Ethanol Demand Destruction Is Fake News

Ethanol Demand Destruction Is Fake News
AP Photo/Charlie Riedel

Once again, biofuel lobbyists are crying “ethanol demand destruction,” and once again, their claims are false.

The biofuel lobbyists allege that the percentage of ethanol blended in the fuel supply, called the “blend rate,” has diminished due to retroactive Renewable Fuel Standard (RFS) waivers for small refiners granted by the Environmental Protection Agency (EPA) and falling costs for the program’s compliance credits. Government agencies, biofuel industry executives, experts, and independent industry analysts, however, all agree that domestic biofuel use is actually increasing. The facts continue to show the RFS can be reformed in a manner that significantly lowers the program costs without adversely impacting biofuel consumption.

More specifically, the Renewable Fuels Association (RFA) claims that the small refiner waivers have led to a large volume of RFS compliance credits, called Renewable Identification Numbers or RINs, being put on the market. And this, supposedly, causes refiners to blend less biofuel.

There are several flaws with this analysis. 

RFA relies on a month-to-month comparison of U.S. Energy Information Administration (EIA) Monthly Energy Review (MER) data. But the same federal agency also reports related data in its Petroleum Supply Monthly (PSM) that tell a different story.
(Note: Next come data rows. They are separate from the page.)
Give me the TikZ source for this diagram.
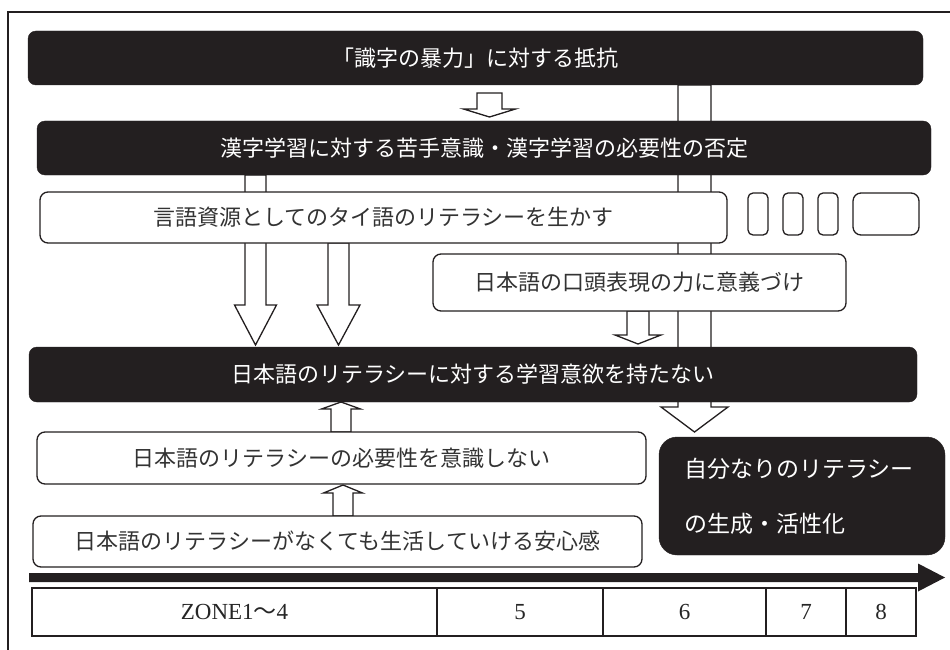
\documentclass[tikz,border=0pt]{standalone}
\usepackage{fontspec}
\newfontfamily\jp{Noto Sans CJK JP}
\newfontfamily\zf{Liberation Serif}
\usetikzlibrary{calc}
\definecolor{ink}{HTML}{231F20}
\newcommand{\zonefont}{\zf\fontsize{23}{27}\selectfont}
\tikzset{
  blackbox/.style={rounded corners=8pt, fill=ink, draw=ink, text=white, inner sep=0pt,
     font=\jp\fontsize{22}{26}\selectfont},
  whitebox/.style={rounded corners=8pt, fill=white, draw=ink, line width=1.3pt, text=black!80, inner sep=0pt,
     font=\jp\fontsize{22}{26}\selectfont},
  smallbox/.style={rounded corners=5pt, fill=white, draw=ink, line width=1.3pt, inner sep=0pt},
  hollow/.style={fill=white, draw=ink, line width=1.3pt, line join=miter},
  cell/.style={draw=ink, line width=1.3pt, inner sep=0pt, minimum height=48pt, text=black!85},
}
\newcommand{\blockarrow}[5]{%
  \draw[hollow] let \p1=(#1), \p2=(#2) in
   (\x1-#3,\y1) -- (\x1-#3,\y2+#5) -- (\x1-#4,\y2+#5) -- (\x1,\y2) -- (\x1+#4,\y2+#5) -- (\x1+#3,\y2+#5) -- (\x1+#3,\y1) -- cycle;}
\begin{document}
\begin{tikzpicture}[x=1pt,y=-1pt]
\useasboundingbox (0,0) rectangle (950,650);
% frame
\draw[ink, line width=1.5pt] (8,650) -- (8,12) -- (950,12);
% arrow end points
\coordinate (a0s) at (489.5,93);  \coordinate (a0t) at (489.5,117);
\coordinate (a1s) at (694.5,85);  \coordinate (a1t) at (694.5,432);
\coordinate (a2s) at (255.5,175); \coordinate (a2t) at (255.5,345);
\coordinate (a3s) at (338.5,243); \coordinate (a3t) at (338.5,345);
\coordinate (a4s) at (638,311);   \coordinate (a4t) at (638,344);
\coordinate (a5s) at (341,432);   \coordinate (a5t) at (341,402);
\coordinate (a6s) at (343,516);   \coordinate (a6t) at (343,485);
% hollow arrows (behind the boxes)
\blockarrow{a0s}{a0t}{12.5pt}{26pt}{8pt}
\blockarrow{a1s}{a1t}{16.5pt}{33.5pt}{25pt}
\blockarrow{a2s}{a2t}{10.5pt}{21pt}{40pt}
\blockarrow{a3s}{a3t}{10.5pt}{21.5pt}{40pt}
\blockarrow{a4s}{a4t}{11pt}{23pt}{9pt}
\blockarrow{a5s}{a5t}{10pt}{19.5pt}{-7pt}
\blockarrow{a6s}{a6t}{10pt}{19.5pt}{-8pt}
% boxes
\node[blackbox, minimum width=895pt, minimum height=54pt] (b1) at (475.5,58) {「識字の暴力」に対する抵抗};
\node[blackbox, minimum width=894pt, minimum height=54pt] (b2) at (484,148) {漢字学習に対する苦手意識・漢字学習の必要性の否定};
\node[whitebox, minimum width=687pt, minimum height=51pt] (b3) at (383.5,217.5) {言語資源としてのタイ語のリテラシーを生かす};
\node[smallbox, minimum width=20pt, minimum height=42pt] (s1) at (758,214) {};
\node[smallbox, minimum width=20pt, minimum height=42pt] (s2) at (793,214) {};
\node[smallbox, minimum width=20pt, minimum height=42pt] (s3) at (828,214) {};
\node[smallbox, rounded corners=8pt, minimum width=66pt, minimum height=42pt] (s4) at (886,214) {};
\node[whitebox, minimum width=413pt, minimum height=57pt] (b4) at (639.5,282.5) {日本語の口頭表現の力に意義づけ};
\node[blackbox, minimum width=888pt, minimum height=55pt] (b5) at (473,374.5) {日本語のリテラシーに対する学習意欲を持たない};
\node[whitebox, minimum width=609pt, minimum height=52pt] (b6) at (341.5,458) {日本語のリテラシーの必要性を意識しない};
\node[whitebox, minimum width=609pt, minimum height=51pt] (b7) at (337.5,541.5) {日本語のリテラシーがなくても生活していける安心感};
\node[blackbox, rounded corners=18pt, minimum height=118pt, text width=236pt, inner xsep=25pt, align=left,
      font=\jp\fontsize{23}{55}\selectfont] (b8) at (802,496) {自分なりのリテラシー\\の生成・活性化};
% time axis
\coordinate (ax0) at (29,577.5);
\coordinate (ax1) at (945,577.5);
\fill[ink] let \p1=(ax0), \p2=(ax1) in
  (\x1,\y1+4.5pt) -- (\x2-27pt,\y1+4.5pt) -- (\x2-27pt,\y1+14pt) -- (\x2,\y2) -- (\x2-27pt,\y1-14pt) -- (\x2-27pt,\y1-4.5pt) -- (\x1,\y1-4.5pt) -- cycle;
% zone table
\node[cell, minimum width=405pt] (z1) at (234.5,612) {\zonefont ZONE1{\jp\fontsize{23}{27}\selectfont 〜}4};
\node[cell, minimum width=166pt] (z2) at (520,612) {\zonefont 5};
\node[cell, minimum width=163pt] (z3) at (684.5,612) {\zonefont 6};
\node[cell, minimum width=80pt] (z4) at (806,612) {\zonefont 7};
\node[cell, minimum width=70pt] (z5) at (881,612) {\zonefont 8};
\end{tikzpicture}
\end{document}
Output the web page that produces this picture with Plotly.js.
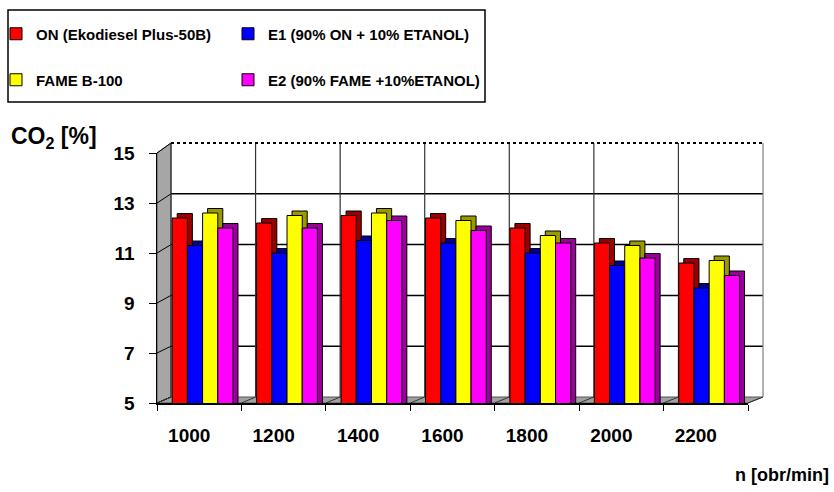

The PSM shows February 2018 had a higher blend rate than all of last year (10.11 percent). And, as RFA admits, it also shows a May blend rate of 9.94 percent — higher than the 9.88 percent blend rate in May 2017. In fact, EIA recently released the MER data for May showing a 10.32 percent blend rate, higher than the MER derived blend rate from May of 2017 and the highest blend rate since January of this year. 

Of course, data analysis is always more accurate when studied over long periods of time. For the first five months of the year (the time frame for which we have the most up to date and consistent EIA data), the data reveal that the average 2018 blend rate using the EIA data set is 10.03 percent, compared to 9.97 percent over the same period in 2017. In other words, when comparing the blend rate year to year, the numbers are up slightly. (PSM data tells the same story: 9.89 percent in 2018 versus 9.86 percent in 2017).

But there are other data sets that help provide a more complete view of the ethanol landscape. Since the mandate is in physical gallons, it is instructive to look at actual physical ethanol consumption. The same data RFA uses in its analysis show physical ethanol consumption over the first five months of 2018 is 1.12 million barrels (approximately 47 million gallons) higher than the same period last year. EIA’s latest Short Term Energy Outlook (STEO), released at the beginning of August, also indicates an uptick in ethanol blending from its previous estimate, while projecting that the amount of ethanol blended into gasoline in 2018 will be approximately 153 million gallons more than in 2017.

EPA data provide additional insight, indicating more than 8.8 billion net conventional ethanol RINs have been generated via ethanol production through the first half of this year. That number is over 100 million gallons above last year’s pace at this time. RIN generation has increased throughout the year despite the fact that ethanol exports have dropped significantly since January, implying export reconciliation will not likely support the demand destruction argument. 

U.S. Department of Agriculture’s Grain Crushings and Co-Products Production figures also indicate the ethanol industry seems to be doing well. The data show the quantity of corn consumed for fuel ethanol has experienced a year-on-year increase every month this year, from 1 percent in January to a 6 percent increase in July. 

Statements from biofuel executives and independent market experts all back up these various data sets. Major biofuel companies Green Plains and ADM projected increased ethanol production and domestic demand for the rest of the year. The Andersons, Inc., CEO Pat Bowe stated small refiner waivers and low RIN prices, “have not yet had a significant impact on domestic blending due to high gasoline prices and low corn ethanol prices.” Independent experts at a recent Congressional hearing noted that the U.S. is experiencing record domestic ethanol consumption and that small refiner waivers are not adversely impacting biofuel demand. 

The data show that there is no evidence of domestic biofuel demand destruction from RFS waivers to small refiners. Biofuel demand is robust and increasing, likely as a result of what RFA recognizes in its own analysis: the low price of ethanol relative to gasoline. As numerous studies have indicated, ethanol blending will remain economic, even in the absence of a mandate. These facts strongly suggest that both Congress and the administration can take action to control the cost of the RFS and RINs in a manner that protects refining jobs, without adversely impacting the biofuel sector. 

Joanne Shore served as Chief Industry Analyst for AFPM until late 2016. She previously served as Senior Operations Research Analyst in the Office of Policy and International Affairs, Department of Energy for a year, and before that as Team Leader and Lead Operations Research Analyst for the U.S. Energy Information Administration for 12 years.